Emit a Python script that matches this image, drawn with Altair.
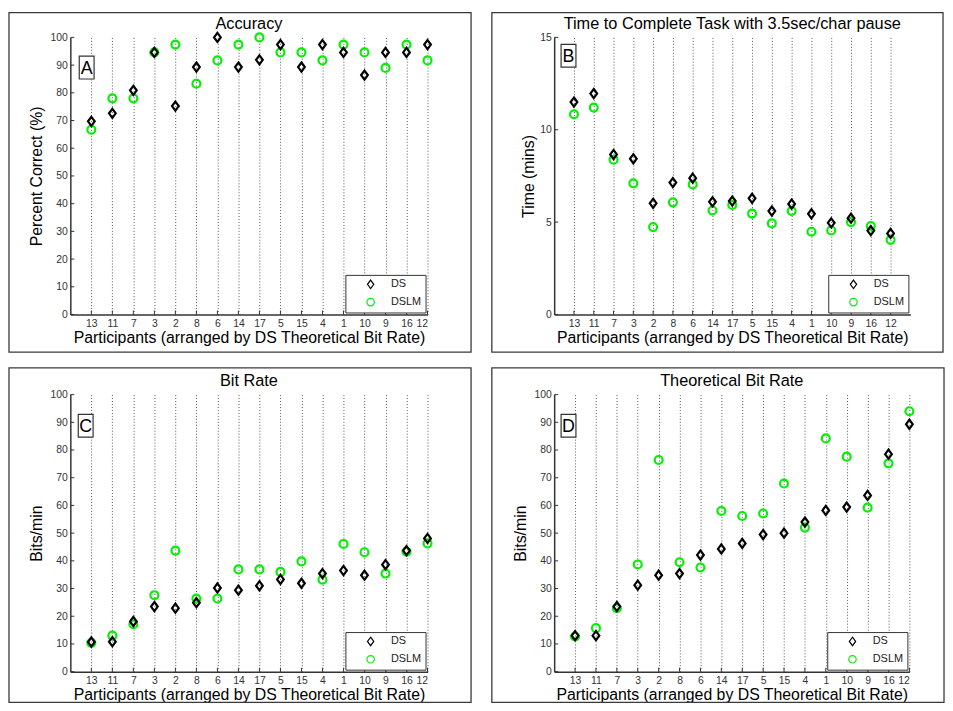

*-*-*

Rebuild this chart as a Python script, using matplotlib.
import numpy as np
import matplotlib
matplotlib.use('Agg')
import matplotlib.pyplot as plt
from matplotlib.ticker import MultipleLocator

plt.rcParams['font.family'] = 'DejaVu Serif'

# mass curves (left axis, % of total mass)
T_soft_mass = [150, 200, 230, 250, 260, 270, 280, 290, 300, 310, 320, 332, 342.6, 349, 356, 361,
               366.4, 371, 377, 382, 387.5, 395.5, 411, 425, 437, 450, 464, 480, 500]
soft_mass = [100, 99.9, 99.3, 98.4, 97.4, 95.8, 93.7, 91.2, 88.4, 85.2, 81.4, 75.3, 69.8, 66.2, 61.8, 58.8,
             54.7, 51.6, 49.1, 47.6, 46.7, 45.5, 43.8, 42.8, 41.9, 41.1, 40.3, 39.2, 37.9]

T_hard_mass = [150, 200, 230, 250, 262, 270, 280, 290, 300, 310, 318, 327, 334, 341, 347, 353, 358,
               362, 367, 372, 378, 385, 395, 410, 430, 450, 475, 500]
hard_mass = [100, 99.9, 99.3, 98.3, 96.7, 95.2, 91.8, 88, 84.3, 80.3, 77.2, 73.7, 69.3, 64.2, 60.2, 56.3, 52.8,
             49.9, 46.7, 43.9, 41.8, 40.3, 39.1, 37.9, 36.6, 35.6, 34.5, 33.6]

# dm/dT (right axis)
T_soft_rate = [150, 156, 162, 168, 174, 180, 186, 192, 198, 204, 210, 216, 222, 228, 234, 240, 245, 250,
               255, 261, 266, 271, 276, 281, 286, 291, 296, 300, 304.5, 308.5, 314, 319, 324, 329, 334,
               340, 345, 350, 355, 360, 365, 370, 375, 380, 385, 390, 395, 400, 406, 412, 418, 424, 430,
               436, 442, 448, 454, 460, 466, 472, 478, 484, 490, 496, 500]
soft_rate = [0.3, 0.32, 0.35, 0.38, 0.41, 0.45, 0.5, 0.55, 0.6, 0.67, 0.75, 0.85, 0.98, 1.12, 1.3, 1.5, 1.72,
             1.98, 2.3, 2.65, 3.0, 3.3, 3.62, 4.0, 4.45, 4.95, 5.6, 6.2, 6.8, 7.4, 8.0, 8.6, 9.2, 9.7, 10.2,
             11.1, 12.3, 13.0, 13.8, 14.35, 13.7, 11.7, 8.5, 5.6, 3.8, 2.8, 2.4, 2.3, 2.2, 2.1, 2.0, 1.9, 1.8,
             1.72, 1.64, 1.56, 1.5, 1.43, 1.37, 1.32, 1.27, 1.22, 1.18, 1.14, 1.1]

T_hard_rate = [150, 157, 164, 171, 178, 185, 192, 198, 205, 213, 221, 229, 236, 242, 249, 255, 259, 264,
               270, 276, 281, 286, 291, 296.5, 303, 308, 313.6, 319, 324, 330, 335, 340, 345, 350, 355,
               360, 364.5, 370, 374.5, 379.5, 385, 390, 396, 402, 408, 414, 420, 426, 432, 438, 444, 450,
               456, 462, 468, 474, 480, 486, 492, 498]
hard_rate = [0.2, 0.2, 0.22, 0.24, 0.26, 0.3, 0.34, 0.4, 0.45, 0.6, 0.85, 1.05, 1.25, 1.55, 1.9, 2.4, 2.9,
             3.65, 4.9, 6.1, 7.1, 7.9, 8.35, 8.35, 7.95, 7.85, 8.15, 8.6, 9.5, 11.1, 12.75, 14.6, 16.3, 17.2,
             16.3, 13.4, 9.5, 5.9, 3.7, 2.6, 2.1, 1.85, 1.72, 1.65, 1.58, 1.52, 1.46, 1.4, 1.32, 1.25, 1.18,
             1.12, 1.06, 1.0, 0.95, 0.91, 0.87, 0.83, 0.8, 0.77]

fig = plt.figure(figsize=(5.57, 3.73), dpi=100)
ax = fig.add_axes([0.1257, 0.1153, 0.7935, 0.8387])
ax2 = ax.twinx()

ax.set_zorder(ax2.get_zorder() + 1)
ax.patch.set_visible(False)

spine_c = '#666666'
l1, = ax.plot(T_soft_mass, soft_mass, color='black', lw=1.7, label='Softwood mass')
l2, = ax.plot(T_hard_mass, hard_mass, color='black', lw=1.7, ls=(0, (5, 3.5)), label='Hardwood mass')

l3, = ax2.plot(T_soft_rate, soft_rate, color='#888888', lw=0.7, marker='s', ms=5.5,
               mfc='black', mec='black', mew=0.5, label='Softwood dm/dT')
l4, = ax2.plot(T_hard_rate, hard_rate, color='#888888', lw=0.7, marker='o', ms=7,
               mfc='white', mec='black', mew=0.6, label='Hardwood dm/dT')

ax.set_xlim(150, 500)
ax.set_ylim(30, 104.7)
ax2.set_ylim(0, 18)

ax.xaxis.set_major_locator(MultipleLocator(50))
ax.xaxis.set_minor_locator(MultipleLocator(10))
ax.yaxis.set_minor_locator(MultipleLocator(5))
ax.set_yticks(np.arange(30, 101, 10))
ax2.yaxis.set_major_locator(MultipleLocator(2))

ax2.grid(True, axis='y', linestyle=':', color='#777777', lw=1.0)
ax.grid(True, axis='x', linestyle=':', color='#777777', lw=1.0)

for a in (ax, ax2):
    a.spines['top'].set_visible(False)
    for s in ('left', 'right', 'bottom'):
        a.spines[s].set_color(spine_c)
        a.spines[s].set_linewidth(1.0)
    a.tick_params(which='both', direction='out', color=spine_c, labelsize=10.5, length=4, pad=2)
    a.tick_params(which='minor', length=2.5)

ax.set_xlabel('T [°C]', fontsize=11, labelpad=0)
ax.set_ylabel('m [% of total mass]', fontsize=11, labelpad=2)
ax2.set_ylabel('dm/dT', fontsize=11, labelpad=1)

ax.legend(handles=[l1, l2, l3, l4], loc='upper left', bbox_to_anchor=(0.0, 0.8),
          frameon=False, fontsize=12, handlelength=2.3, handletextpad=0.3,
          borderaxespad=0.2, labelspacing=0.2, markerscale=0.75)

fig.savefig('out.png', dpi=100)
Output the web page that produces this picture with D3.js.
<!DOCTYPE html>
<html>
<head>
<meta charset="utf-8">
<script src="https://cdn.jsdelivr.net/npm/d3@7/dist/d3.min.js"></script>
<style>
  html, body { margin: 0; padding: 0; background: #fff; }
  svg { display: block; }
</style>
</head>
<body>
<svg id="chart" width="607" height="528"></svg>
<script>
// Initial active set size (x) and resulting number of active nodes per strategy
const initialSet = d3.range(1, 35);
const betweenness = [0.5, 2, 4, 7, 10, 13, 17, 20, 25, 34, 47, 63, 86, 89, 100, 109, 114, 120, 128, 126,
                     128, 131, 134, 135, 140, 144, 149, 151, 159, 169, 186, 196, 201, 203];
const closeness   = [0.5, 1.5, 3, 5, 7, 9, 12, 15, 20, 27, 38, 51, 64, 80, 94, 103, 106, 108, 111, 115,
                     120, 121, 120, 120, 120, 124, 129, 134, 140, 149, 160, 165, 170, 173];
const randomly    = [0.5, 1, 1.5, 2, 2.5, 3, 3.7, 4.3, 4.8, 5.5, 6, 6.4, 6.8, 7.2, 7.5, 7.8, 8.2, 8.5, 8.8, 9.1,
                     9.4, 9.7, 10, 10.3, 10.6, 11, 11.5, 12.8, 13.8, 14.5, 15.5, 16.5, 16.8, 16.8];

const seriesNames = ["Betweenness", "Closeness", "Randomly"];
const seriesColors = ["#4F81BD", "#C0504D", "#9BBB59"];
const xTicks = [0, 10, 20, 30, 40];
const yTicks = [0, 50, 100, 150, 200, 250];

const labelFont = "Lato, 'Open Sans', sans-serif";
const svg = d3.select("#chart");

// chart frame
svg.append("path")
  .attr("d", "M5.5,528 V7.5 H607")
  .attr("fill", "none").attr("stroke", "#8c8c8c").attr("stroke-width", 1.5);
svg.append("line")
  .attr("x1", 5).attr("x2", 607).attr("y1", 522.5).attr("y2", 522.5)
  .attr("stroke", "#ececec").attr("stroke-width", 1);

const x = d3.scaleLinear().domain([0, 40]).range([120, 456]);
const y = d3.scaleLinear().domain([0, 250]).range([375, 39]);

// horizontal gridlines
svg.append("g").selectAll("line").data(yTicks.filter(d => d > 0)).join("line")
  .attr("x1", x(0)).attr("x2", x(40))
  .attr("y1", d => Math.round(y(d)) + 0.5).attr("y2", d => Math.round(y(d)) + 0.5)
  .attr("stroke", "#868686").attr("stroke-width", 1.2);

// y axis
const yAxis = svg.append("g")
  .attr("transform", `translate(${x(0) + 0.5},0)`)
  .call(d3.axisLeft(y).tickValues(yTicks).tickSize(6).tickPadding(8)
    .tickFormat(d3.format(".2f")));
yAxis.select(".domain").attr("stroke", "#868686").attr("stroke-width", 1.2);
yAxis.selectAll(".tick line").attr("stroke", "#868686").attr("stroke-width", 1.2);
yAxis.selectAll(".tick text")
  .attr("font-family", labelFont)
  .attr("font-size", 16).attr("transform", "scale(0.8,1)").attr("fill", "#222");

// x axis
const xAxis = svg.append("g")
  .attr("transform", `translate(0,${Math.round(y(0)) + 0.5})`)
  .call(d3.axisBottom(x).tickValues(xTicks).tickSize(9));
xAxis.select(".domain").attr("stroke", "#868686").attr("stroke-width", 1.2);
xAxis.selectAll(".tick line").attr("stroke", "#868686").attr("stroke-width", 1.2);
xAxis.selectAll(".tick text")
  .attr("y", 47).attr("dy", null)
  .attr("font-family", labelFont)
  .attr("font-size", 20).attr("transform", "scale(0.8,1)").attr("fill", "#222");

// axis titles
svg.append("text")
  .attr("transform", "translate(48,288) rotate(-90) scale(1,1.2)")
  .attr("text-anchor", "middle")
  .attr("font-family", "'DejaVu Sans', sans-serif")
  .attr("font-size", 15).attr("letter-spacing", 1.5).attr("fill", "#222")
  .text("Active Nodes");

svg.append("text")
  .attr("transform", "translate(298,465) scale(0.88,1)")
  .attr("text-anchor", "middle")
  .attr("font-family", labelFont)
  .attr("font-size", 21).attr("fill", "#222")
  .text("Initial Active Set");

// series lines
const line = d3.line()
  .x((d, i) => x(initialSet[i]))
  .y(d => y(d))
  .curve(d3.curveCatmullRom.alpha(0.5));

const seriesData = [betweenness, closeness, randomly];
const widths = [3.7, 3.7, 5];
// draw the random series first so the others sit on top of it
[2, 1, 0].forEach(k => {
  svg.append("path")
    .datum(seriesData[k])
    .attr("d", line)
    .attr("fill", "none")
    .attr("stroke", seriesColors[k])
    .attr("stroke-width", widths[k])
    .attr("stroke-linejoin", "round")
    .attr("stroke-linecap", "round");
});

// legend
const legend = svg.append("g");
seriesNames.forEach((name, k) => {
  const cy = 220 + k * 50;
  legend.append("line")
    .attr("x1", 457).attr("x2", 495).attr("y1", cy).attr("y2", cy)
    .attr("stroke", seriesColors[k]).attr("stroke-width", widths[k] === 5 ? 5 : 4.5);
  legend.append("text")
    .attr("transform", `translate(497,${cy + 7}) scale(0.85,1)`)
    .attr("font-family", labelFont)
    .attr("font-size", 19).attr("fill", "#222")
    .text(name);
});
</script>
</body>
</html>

*-*-*

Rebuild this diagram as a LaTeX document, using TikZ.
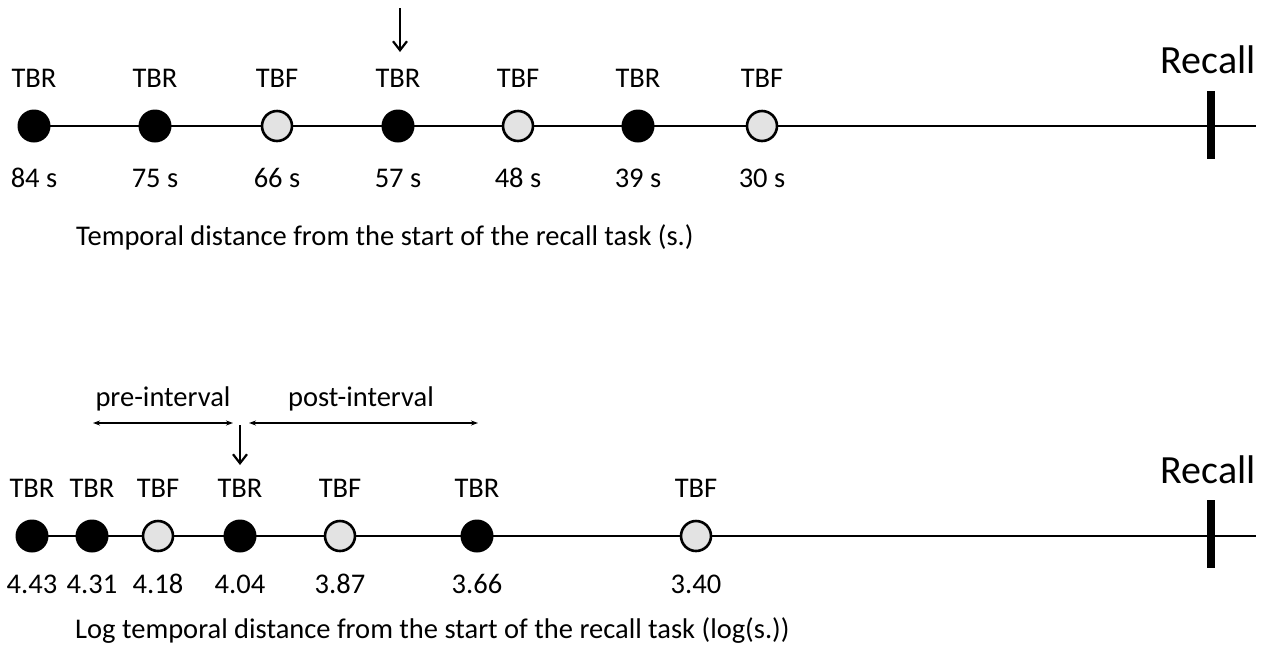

*-*-*

**Task to complete:**
In the listing above, locate the line containing "Output the web" and the line containing "const y = d3.scaleLinear().domain([0, 250]).range([375, 39]);". Extract those two lines and every line between them, exactly as written, and only those.

**Task result:**
Output the web page that produces this picture with D3.js.
<!DOCTYPE html>
<html>
<head>
<meta charset="utf-8">
<script src="https://cdn.jsdelivr.net/npm/d3@7/dist/d3.min.js"></script>
<style>
  html, body { margin: 0; padding: 0; background: #fff; }
  svg { display: block; }
</style>
</head>
<body>
<svg id="chart" width="607" height="528"></svg>
<script>
// Initial active set size (x) and resulting number of active nodes per strategy
const initialSet = d3.range(1, 35);
const betweenness = [0.5, 2, 4, 7, 10, 13, 17, 20, 25, 34, 47, 63, 86, 89, 100, 109, 114, 120, 128, 126,
                     128, 131, 134, 135, 140, 144, 149, 151, 159, 169, 186, 196, 201, 203];
const closeness   = [0.5, 1.5, 3, 5, 7, 9, 12, 15, 20, 27, 38, 51, 64, 80, 94, 103, 106, 108, 111, 115,
                     120, 121, 120, 120, 120, 124, 129, 134, 140, 149, 160, 165, 170, 173];
const randomly    = [0.5, 1, 1.5, 2, 2.5, 3, 3.7, 4.3, 4.8, 5.5, 6, 6.4, 6.8, 7.2, 7.5, 7.8, 8.2, 8.5, 8.8, 9.1,
                     9.4, 9.7, 10, 10.3, 10.6, 11, 11.5, 12.8, 13.8, 14.5, 15.5, 16.5, 16.8, 16.8];

const seriesNames = ["Betweenness", "Closeness", "Randomly"];
const seriesColors = ["#4F81BD", "#C0504D", "#9BBB59"];
const xTicks = [0, 10, 20, 30, 40];
const yTicks = [0, 50, 100, 150, 200, 250];

const labelFont = "Lato, 'Open Sans', sans-serif";
const svg = d3.select("#chart");

// chart frame
svg.append("path")
  .attr("d", "M5.5,528 V7.5 H607")
  .attr("fill", "none").attr("stroke", "#8c8c8c").attr("stroke-width", 1.5);
svg.append("line")
  .attr("x1", 5).attr("x2", 607).attr("y1", 522.5).attr("y2", 522.5)
  .attr("stroke", "#ececec").attr("stroke-width", 1);

const x = d3.scaleLinear().domain([0, 40]).range([120, 456]);
const y = d3.scaleLinear().domain([0, 250]).range([375, 39]);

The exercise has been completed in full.